Soweit die eine Seite des Themas.

Die andere Seite ist die oben schon einmal erwähnte, nicht so gerne gesehene und schon gar nicht analysierte Anschlussfähigkeit solcher grundlegender Formulierungen an christlich bürgerliche Denk-und Gefühlswelten. Wie schnell verstehen wir christlich abendländische Kultur als wertehaltige gesellschaftliche Qualifizierung? Wie schnell wissen wir von „den Anderen“, dass sie die Aufklärung verpasst haben, der wir heute so viel Freiheitsrechte und eben Demokratie verdanken, die aber nun tatsächlich im 18. und 19. Jahrhundert eine nur schmale christliche Spur hatte?[1]

Mit diesen Fragen wollen wir darauf hinweisen, dass auch unsere – die wir uns als demokratisch gesinnte Anhänger*innen der christlichen Religion oder „Gebildete unter ihren Verächtern“ verstehen – Reaktionen auf gesellschaftliche Entwicklungen und Veränderungen nicht selten auch Selbstidealisierungen[2] darstellen durch Romantisierung unseres Selbstbildes oder brutaler gesagt durch Exklusion der „Anderen“ und Reservierung des Guten für unser Selbstbild. Wir „Deutsche“ und „Christen“ seien frauenfreundlich, demokratisch, aufgeklärt, wüssten also, dass Religion und Politik zwei getrennte Felder im Staatswesen darstellen sollten, die Akzeptanz des und der anderen Religion, Nation, Kultur usw. unverbrüchliche Grundlinien einer Gesellschaft darstellen sollten. [3]
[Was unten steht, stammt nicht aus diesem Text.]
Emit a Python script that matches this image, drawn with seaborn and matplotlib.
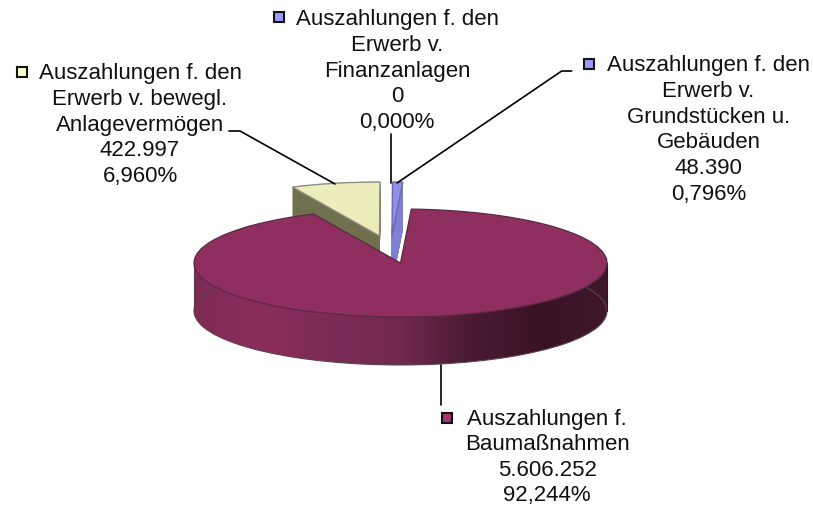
import numpy as np
import seaborn as sns
import matplotlib.pyplot as plt
from matplotlib.colors import LinearSegmentedColormap
from matplotlib.patches import Rectangle

names = ['Auszahlungen f.\nBaumaßnahmen',
         'Auszahlungen f. den\nErwerb v. bewegl.\nAnlagevermögen',
         'Auszahlungen f. den\nErwerb v.\nFinanzanlagen',
         'Auszahlungen f. den\nErwerb v.\nGrundstücken u.\nGebäuden']
values = [5606252, 422997, 0, 48390]
value_labels = ['5.606.252', '422.997', '0', '48.390']
percent_labels = ['92,244%', '6,960%', '0,000%', '0,796%']

W, H = 813, 506
CX, CY, RX, RY, DEPTH = 400.5, 264, 206.5, 54, 48

sns.set_theme(style='white')
plt.rcParams['font.family'] = ['Liberation Sans', 'DejaVu Sans']

top_colors = sns.color_palette(['#8F2F5F', '#ECECBC', '#8F8FEA', '#8F8FEA'])
side_colors = sns.color_palette(['#70294F', '#70704F', '#7F7FD4', '#7F7FD4'])
key_colors = sns.color_palette(['#A8366F', '#FFFFCC', '#9999FF', '#9999FF'])
edge_colors = ['#5A2A45', '#8C8C80', '#6A6AA8', '#6A6AA8']
side_ramp = ['#7E2A54', '#8B2D5B', '#7C2B55', '#70294F', '#4A1B33', '#3A1226', '#40182C']


def to_data(px, py):
    return (px - CX) / RX, (CY - py) / RY


fig = plt.figure(figsize=(W / 100, H / 100), dpi=100)
ax = fig.add_axes([0, 0, 1, 1])


def one_slice(i, center, face, edge='none', lw=0.0, z=2):
    wedges, _ = ax.pie(values, startangle=87, counterclock=False, center=center,
                       colors=[face] * 4, radius=1,
                       wedgeprops={'edgecolor': edge, 'linewidth': lw})
    for j, w in enumerate(wedges):
        if j != i:
            w.remove()
    wedges[i].set_zorder(z)
    return wedges[i]


# the two pulled out slices, extruded with a stack of copies
for i, (px, py) in {1: (379.5, 237), 3: (392, 237)}.items():
    cx, cy = to_data(px, py)
    for d in np.linspace(DEPTH / RY, 0, 97)[:-1]:
        one_slice(i, (cx, cy - d), side_colors[i], side_colors[i], 0.2, z=2)
    one_slice(i, (cx, cy), top_colors[i], edge_colors[i], 1.0, z=3)

# main slice: side with a horizontal gradient, then top face
ramp = LinearSegmentedColormap.from_list('side', side_ramp)
d = DEPTH / RY
band = Rectangle((-1, -d), 2, d, facecolor='none', edgecolor='none', zorder=4)
below = Rectangle((-1.01, -d - 1.01), 2.02, 1.01, facecolor='none', edgecolor='none', zorder=4)
ax.add_patch(band)
ax.add_patch(below)
bottom = one_slice(0, (0, -d), 'none', '#5A4552', 0.8, z=5)
bottom.set_clip_path(below)
fill = one_slice(0, (0, -d), 'none', z=3)
for clip in (fill, band):
    im = ax.imshow(np.linspace(0, 1, 256)[None, :], cmap=ramp, aspect='auto',
                   extent=(-1, 1, -d - 1, 0), zorder=4)
    im.set_clip_path(clip)
ax.plot([-1, -1], [0, -d], color='#5A3A4A', lw=0.8, zorder=5)
ax.plot([1, 1], [0, -d], color='#2A1420', lw=0.8, zorder=5)
one_slice(0, (0, 0), top_colors[0], edge_colors[0], 0.9, z=6)

ax.set_aspect('auto')
ax.set_xlim(to_data(0, 0)[0], to_data(W, 0)[0])
ax.set_ylim(to_data(0, H)[1], to_data(0, 0)[1])
ax.axis('off')

# leader lines
leaders = [[(440.5, 366), (440.5, 406)],
           [(229, 132), (240, 132), (335, 185)],
           [(390.7, 135), (390.7, 184)],
           [(397, 184), (561.7, 72), (571.7, 72)]]
for pts in leaders:
    xs, ys = zip(*[to_data(*p) for p in pts])
    ax.plot(xs, ys, color='black', lw=1.2, zorder=7)

# labels with their legend keys
text_pos = [(547, 457.5), (140, 125), (397, 71), (708.5, 130)]
key_pos = [(447, 419), (21.5, 72.5), (279, 18), (589, 64.5)]
for i in range(4):
    label = f'{names[i]}\n{value_labels[i]}\n{percent_labels[i]}'
    fig.text(text_pos[i][0] / W, 1 - text_pos[i][1] / H, label, ha='center', va='center',
             fontsize=16.05, color='#111111', linespacing=1.29)
    kx, ky = to_data(*key_pos[i])
    ax.plot([kx], [ky], marker='s', ms=7.5, mfc=key_colors[i], mec='#111111', mew=1.5,
            ls='none', zorder=7, clip_on=False)

fig.savefig('out.png', dpi=100)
Hier lässt sich die Brücke rechtspopulistischer Denkweisen zu „ganz normalen“ Selbstbeschreibungen sehen, die uns besser machen sollen als jene, die nicht dieser christlichen „Wertegemeinschaft“ angehören.
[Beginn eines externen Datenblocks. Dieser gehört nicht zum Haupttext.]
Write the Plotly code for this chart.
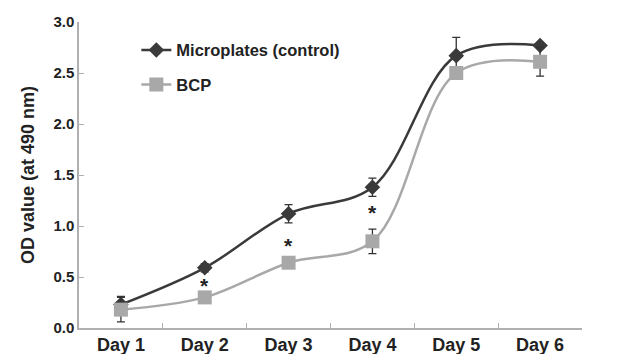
import plotly.graph_objects as go

days = ["Day 1", "Day 2", "Day 3", "Day 4", "Day 5", "Day 6"]
control = [0.23, 0.59, 1.12, 1.38, 2.67, 2.77]
control_err = [0.08, 0.04, 0.09, 0.09, 0.18, 0.02]
bcp = [0.18, 0.30, 0.64, 0.85, 2.50, 2.61]
bcp_err = [0.12, 0.03, 0.05, 0.12, 0.06, 0.14]
star_days = ["Day 2", "Day 3", "Day 4"]
star_y = [0.42, 0.81, 1.13]

FONT = "Liberation Sans, Arial, sans-serif"

fig = go.Figure()
fig.add_trace(go.Scatter(
    x=days, y=control, name="Microplates (control)", mode="lines+markers",
    line=dict(color="#3a3a3a", width=2.5, shape="spline", smoothing=1.0),
    marker=dict(symbol="diamond", size=12, color="#3a3a3a"),
    error_y=dict(type="data", array=control_err, color="#333333", thickness=1.3, width=4),
    legendgroup="a",
))
fig.add_trace(go.Scatter(
    x=days, y=bcp, name="BCP", mode="lines+markers",
    line=dict(color="#a8a8a8", width=2.5, shape="spline", smoothing=1.0),
    marker=dict(symbol="square", size=14, color="#a8a8a8"),
    error_y=dict(type="data", array=bcp_err, color="#333333", thickness=1.3, width=4),
    legendgroup="b",
))

for d, yv in zip(star_days, star_y):
    fig.add_annotation(x=d, y=yv, text="*", showarrow=False,
                       font=dict(family=FONT, size=21, color="#222222", weight="bold"),
                       yanchor="middle")

# page body has an 8px margin, so the figure is drawn 8px in and 8px down
fig.update_layout(
    width=616, height=346,
    margin=dict(l=71, r=42, t=14, b=26),
    paper_bgcolor="white", plot_bgcolor="white",
    font=dict(family=FONT, color="#222222"),
    showlegend=True,
    legend=dict(x=0.114, y=0.965, xanchor="left", yanchor="top",
                bgcolor="rgba(0,0,0,0)", tracegroupgap=10,
                font=dict(family=FONT, size=16.5, color="#222222", weight="bold")),
    xaxis=dict(
        type="category", categoryorder="array", categoryarray=days,
        range=[-0.5, 5.5], automargin=False,
        showline=True, linecolor="#b0b0b0", linewidth=1.5,
        ticks="inside", tickson="boundaries", ticklen=5, tickcolor="#b0b0b0",
        showgrid=False, zeroline=False,
        tickfont=dict(family=FONT, size=18, color="#222222", weight="bold"),
    ),
    yaxis=dict(
        range=[0, 3.0], tickvals=[0, 0.5, 1.0, 1.5, 2.0, 2.5, 3.0],
        ticktext=["0.0", "0.5", "1.0", "1.5", "2.0", "2.5", "3.0"],
        automargin=False,
        showline=True, linecolor="#b0b0b0", linewidth=1.5,
        ticks="inside", ticklen=5, tickcolor="#b0b0b0",
        showgrid=False, zeroline=False,
        tickfont=dict(family=FONT, size=15, color="#222222", weight="bold"),
        title=dict(text="OD value (at 490 nm)", standoff=14,
                   font=dict(family=FONT, size=18, color="#222222", weight="bold")),
    ),
)

fig.write_html("out.html")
Rechtspopulistisch wird allerdings die Gegnerschaft, also der oder die ANDERE sehr viel stärker direkt und aggressiver angegangen. Zudem werden aus dieser Selbstidealisierung und Abwertung der Anderen in politischem Sinne konkrete Forderungen nach auch körperlichem Ausschluss dieser „Fremden“ aus unseren Welten durch Abschiebung, oder dem gewaltsamen Verteidigen der europäischen Außengrenzen.

Aus christlich kirchlicher Perspektive scheint solche Anschlussfähigkeit manchen immer nahliegender, wohl weil wir Christenmenschen uns inzwischen selbst als Minderheit verstehen und uns immer stärker unter Druck zur Sicherung unserer Existenz auf ganz feste – im Ergebnis exklusive – Glaubens- und Lebensformen einigen zu müssen meinen. Das Lebendige und auf Veränderung angelegte des christlichen Glaubens kann da sehr schnell verloren gehen.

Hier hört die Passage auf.